[Start Dataset records]
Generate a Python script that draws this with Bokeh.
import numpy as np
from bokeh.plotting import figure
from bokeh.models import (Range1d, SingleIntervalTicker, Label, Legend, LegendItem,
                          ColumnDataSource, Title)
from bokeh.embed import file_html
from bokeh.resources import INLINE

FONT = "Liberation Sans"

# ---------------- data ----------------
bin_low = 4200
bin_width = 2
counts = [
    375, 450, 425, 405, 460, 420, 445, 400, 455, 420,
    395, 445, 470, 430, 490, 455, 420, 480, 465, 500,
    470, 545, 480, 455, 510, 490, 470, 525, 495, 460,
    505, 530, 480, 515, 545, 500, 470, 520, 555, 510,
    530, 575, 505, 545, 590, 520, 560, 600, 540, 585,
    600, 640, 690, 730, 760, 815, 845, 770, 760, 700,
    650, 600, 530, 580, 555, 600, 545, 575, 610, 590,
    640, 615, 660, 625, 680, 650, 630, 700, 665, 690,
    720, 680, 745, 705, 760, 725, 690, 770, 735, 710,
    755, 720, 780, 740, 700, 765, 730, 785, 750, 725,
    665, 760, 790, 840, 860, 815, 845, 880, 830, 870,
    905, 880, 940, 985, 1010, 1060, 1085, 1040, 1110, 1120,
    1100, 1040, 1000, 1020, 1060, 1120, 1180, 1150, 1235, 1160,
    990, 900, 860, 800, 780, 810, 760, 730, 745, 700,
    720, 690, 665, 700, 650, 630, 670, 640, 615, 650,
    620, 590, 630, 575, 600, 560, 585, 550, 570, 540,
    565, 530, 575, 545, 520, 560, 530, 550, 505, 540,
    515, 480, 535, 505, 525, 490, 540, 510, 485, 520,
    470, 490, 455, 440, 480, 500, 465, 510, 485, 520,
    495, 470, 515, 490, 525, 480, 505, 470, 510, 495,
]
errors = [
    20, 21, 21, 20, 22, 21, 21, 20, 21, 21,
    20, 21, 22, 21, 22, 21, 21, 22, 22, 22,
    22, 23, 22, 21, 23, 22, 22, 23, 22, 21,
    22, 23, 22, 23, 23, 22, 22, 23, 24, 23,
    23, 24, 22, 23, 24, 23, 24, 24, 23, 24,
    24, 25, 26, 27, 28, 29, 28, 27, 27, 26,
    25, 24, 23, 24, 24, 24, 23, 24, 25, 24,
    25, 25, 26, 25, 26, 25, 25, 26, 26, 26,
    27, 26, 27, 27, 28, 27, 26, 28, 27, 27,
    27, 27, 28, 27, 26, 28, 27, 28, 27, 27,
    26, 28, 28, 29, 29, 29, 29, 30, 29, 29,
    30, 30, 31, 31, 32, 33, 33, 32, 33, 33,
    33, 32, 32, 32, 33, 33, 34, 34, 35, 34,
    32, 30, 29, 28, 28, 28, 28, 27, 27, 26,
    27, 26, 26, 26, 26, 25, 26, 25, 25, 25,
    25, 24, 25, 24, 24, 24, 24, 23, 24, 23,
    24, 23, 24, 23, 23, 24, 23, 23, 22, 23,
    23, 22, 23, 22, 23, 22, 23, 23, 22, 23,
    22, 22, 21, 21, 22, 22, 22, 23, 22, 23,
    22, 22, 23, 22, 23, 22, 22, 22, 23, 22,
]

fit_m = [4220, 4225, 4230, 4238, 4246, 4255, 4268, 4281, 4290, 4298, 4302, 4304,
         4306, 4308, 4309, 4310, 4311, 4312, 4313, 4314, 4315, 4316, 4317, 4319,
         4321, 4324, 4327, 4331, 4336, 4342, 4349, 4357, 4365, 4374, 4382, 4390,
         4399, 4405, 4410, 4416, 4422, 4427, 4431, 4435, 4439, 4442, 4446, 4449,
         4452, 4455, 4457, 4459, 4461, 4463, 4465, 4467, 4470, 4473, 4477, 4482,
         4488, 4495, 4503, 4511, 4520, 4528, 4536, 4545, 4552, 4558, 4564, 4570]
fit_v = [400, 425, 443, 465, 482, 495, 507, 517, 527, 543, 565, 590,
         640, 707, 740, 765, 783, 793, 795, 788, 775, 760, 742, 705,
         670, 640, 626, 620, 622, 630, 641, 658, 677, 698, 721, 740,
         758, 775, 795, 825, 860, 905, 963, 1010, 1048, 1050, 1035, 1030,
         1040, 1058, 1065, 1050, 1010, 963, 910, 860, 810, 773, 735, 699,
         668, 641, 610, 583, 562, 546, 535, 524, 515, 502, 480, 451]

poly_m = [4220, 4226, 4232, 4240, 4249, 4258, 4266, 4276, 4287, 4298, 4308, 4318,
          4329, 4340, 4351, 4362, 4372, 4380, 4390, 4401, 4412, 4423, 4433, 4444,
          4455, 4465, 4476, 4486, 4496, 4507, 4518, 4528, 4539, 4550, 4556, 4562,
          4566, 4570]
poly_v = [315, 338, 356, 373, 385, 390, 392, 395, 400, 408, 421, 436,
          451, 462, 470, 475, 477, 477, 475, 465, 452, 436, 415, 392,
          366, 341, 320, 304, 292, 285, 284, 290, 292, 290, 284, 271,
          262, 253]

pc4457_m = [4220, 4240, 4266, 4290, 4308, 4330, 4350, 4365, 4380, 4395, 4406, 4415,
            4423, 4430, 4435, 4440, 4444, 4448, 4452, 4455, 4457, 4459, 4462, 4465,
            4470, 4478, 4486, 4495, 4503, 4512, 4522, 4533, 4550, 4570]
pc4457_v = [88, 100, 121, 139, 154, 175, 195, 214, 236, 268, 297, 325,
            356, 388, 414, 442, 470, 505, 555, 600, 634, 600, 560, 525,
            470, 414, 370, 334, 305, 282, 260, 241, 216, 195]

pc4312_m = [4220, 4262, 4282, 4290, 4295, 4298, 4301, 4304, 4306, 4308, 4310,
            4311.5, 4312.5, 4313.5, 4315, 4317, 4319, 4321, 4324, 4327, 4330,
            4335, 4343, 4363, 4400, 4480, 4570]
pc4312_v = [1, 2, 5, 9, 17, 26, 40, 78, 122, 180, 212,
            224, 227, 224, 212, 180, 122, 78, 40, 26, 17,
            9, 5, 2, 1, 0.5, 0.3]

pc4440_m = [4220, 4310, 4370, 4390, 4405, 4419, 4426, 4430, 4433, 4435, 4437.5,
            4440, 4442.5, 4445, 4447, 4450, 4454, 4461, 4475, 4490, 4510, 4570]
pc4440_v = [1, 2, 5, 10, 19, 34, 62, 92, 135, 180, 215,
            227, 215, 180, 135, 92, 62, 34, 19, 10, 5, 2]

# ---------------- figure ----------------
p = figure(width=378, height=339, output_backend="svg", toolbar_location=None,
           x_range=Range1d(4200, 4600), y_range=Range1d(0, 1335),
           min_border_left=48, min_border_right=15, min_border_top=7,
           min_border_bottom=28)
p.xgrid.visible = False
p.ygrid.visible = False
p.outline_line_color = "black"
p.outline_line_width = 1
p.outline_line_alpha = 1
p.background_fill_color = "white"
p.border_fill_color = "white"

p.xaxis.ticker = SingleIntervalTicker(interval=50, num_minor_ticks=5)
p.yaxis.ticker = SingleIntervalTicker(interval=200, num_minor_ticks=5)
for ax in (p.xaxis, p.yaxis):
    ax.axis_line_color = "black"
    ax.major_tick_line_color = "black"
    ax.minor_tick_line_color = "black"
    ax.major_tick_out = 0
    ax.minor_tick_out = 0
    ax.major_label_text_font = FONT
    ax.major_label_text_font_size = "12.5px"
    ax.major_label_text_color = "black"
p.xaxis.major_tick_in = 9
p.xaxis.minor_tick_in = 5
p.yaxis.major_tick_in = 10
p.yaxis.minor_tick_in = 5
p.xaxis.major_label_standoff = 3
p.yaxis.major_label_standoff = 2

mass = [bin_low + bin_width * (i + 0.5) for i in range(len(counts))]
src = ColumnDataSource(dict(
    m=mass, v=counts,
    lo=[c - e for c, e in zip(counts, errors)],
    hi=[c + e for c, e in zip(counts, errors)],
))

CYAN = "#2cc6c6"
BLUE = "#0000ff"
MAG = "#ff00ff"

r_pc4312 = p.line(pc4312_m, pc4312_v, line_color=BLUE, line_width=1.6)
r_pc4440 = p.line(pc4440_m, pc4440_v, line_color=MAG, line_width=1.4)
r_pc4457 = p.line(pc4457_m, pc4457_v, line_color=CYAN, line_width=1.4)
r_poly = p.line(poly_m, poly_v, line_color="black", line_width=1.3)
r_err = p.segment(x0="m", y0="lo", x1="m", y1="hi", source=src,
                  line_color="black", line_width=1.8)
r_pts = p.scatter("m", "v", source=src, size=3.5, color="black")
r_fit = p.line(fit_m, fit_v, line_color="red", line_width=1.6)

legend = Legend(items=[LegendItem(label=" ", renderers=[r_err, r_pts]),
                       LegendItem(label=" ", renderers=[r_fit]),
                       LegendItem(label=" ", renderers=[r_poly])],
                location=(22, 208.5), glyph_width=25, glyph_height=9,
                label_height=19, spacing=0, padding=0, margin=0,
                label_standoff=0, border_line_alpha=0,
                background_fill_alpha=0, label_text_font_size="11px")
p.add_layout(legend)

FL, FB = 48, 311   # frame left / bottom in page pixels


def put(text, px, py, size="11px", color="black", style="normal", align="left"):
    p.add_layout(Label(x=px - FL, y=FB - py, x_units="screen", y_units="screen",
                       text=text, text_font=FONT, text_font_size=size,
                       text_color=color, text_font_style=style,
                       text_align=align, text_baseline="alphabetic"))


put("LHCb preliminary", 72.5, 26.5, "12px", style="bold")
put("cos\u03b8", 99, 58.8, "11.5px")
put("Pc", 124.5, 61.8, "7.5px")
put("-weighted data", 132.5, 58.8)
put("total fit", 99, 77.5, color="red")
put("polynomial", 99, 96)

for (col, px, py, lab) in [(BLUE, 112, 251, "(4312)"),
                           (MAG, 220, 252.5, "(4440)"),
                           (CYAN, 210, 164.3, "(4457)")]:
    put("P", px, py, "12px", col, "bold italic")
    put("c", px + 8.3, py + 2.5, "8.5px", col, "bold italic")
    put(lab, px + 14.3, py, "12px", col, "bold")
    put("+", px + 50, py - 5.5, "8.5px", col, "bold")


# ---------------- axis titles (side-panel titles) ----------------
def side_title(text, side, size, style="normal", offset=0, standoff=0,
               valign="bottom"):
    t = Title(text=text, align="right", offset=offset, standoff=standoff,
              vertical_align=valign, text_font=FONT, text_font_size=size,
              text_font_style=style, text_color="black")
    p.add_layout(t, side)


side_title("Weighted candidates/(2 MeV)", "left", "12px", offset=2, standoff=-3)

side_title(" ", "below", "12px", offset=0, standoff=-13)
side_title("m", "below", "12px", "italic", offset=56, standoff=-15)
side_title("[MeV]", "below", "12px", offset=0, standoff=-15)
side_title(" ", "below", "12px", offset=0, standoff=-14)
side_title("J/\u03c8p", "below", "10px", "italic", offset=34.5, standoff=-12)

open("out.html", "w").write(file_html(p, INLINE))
[End Dataset records]
[Start Dataset records]
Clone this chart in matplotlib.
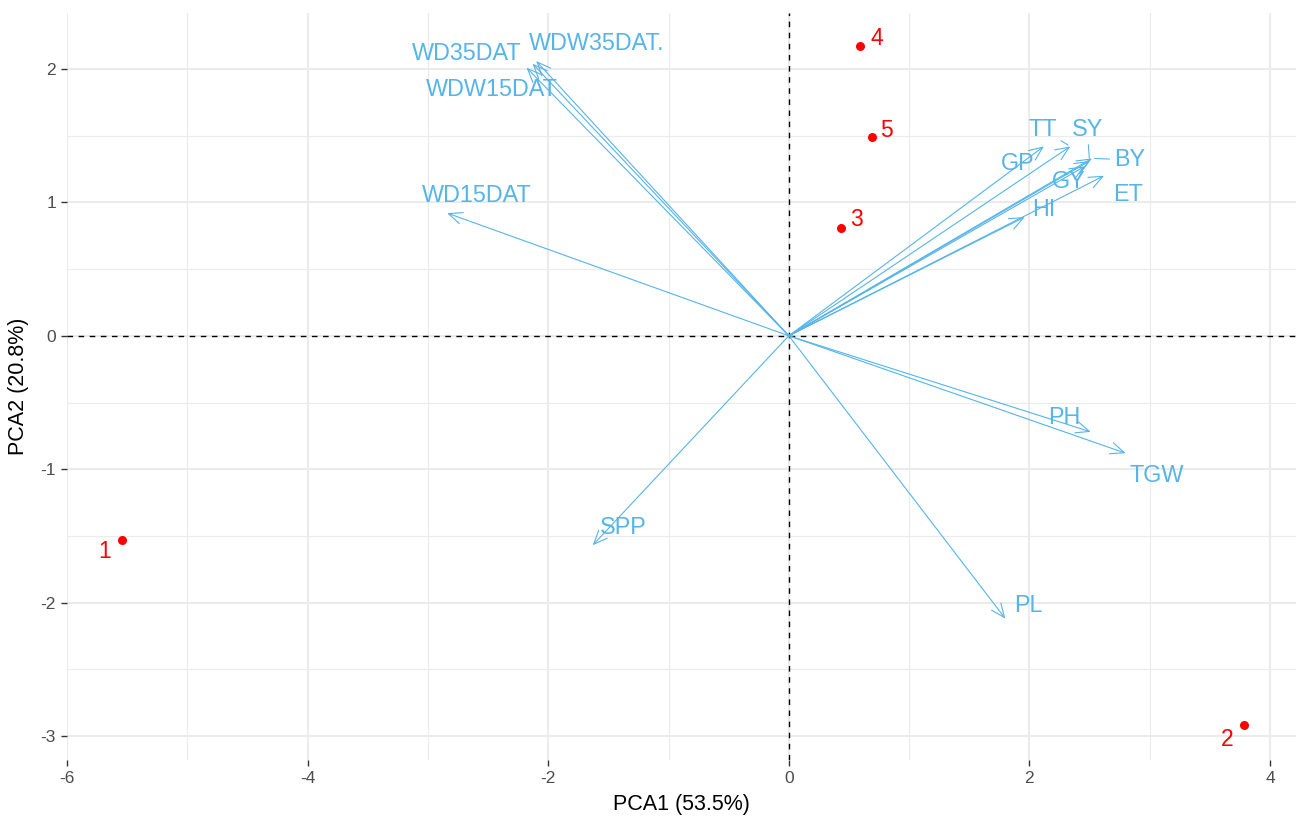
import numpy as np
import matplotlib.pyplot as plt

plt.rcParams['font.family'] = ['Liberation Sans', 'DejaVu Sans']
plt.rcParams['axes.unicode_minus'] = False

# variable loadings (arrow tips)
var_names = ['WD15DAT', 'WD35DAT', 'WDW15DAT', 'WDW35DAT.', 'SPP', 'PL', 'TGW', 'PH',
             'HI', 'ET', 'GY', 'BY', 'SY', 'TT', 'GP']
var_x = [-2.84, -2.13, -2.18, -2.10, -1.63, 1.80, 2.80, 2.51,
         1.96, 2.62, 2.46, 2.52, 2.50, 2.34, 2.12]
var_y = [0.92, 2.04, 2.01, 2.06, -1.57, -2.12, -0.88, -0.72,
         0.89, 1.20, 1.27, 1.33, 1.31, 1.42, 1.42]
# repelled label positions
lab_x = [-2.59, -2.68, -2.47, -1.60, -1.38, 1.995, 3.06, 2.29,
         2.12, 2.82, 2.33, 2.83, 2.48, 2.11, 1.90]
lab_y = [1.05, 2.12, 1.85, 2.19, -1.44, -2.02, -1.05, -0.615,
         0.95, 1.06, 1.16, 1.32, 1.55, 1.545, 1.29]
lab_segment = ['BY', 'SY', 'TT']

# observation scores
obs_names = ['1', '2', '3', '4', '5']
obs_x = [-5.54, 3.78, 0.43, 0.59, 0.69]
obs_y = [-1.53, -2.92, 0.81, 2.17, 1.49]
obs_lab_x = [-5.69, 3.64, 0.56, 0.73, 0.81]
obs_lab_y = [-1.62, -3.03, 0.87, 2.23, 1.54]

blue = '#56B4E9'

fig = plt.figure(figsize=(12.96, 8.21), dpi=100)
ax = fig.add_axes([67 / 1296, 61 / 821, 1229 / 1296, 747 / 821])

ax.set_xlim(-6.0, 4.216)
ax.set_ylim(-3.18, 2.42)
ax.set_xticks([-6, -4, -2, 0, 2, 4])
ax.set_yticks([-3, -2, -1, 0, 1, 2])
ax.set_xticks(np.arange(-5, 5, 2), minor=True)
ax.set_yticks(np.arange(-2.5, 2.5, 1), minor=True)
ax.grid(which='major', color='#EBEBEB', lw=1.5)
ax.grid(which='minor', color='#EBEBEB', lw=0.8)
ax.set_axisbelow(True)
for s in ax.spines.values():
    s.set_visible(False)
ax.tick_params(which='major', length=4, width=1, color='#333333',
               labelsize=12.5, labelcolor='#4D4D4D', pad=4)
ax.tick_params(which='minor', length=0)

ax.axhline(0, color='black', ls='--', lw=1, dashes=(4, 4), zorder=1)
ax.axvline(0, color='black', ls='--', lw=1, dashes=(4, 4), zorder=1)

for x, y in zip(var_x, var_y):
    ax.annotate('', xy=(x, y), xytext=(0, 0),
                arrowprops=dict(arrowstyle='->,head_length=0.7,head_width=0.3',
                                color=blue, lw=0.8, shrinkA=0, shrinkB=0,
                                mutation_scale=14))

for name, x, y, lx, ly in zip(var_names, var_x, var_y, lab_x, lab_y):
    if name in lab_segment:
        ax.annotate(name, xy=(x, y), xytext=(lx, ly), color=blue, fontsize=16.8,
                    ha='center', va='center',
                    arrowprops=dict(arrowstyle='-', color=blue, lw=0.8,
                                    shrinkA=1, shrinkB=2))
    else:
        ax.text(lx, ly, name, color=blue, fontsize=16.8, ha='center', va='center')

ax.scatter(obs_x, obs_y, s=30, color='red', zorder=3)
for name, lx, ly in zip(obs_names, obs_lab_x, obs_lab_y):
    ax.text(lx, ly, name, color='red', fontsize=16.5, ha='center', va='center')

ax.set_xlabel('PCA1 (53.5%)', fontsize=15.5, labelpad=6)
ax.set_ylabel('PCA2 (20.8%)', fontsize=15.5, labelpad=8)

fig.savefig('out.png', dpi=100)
[End Dataset records]
**Problem to work on**
Filter the records above for lines containing the word "this", and copy those lines.

**Full answer**
Generate a Python script that draws this with Bokeh.
Clone this chart in matplotlib.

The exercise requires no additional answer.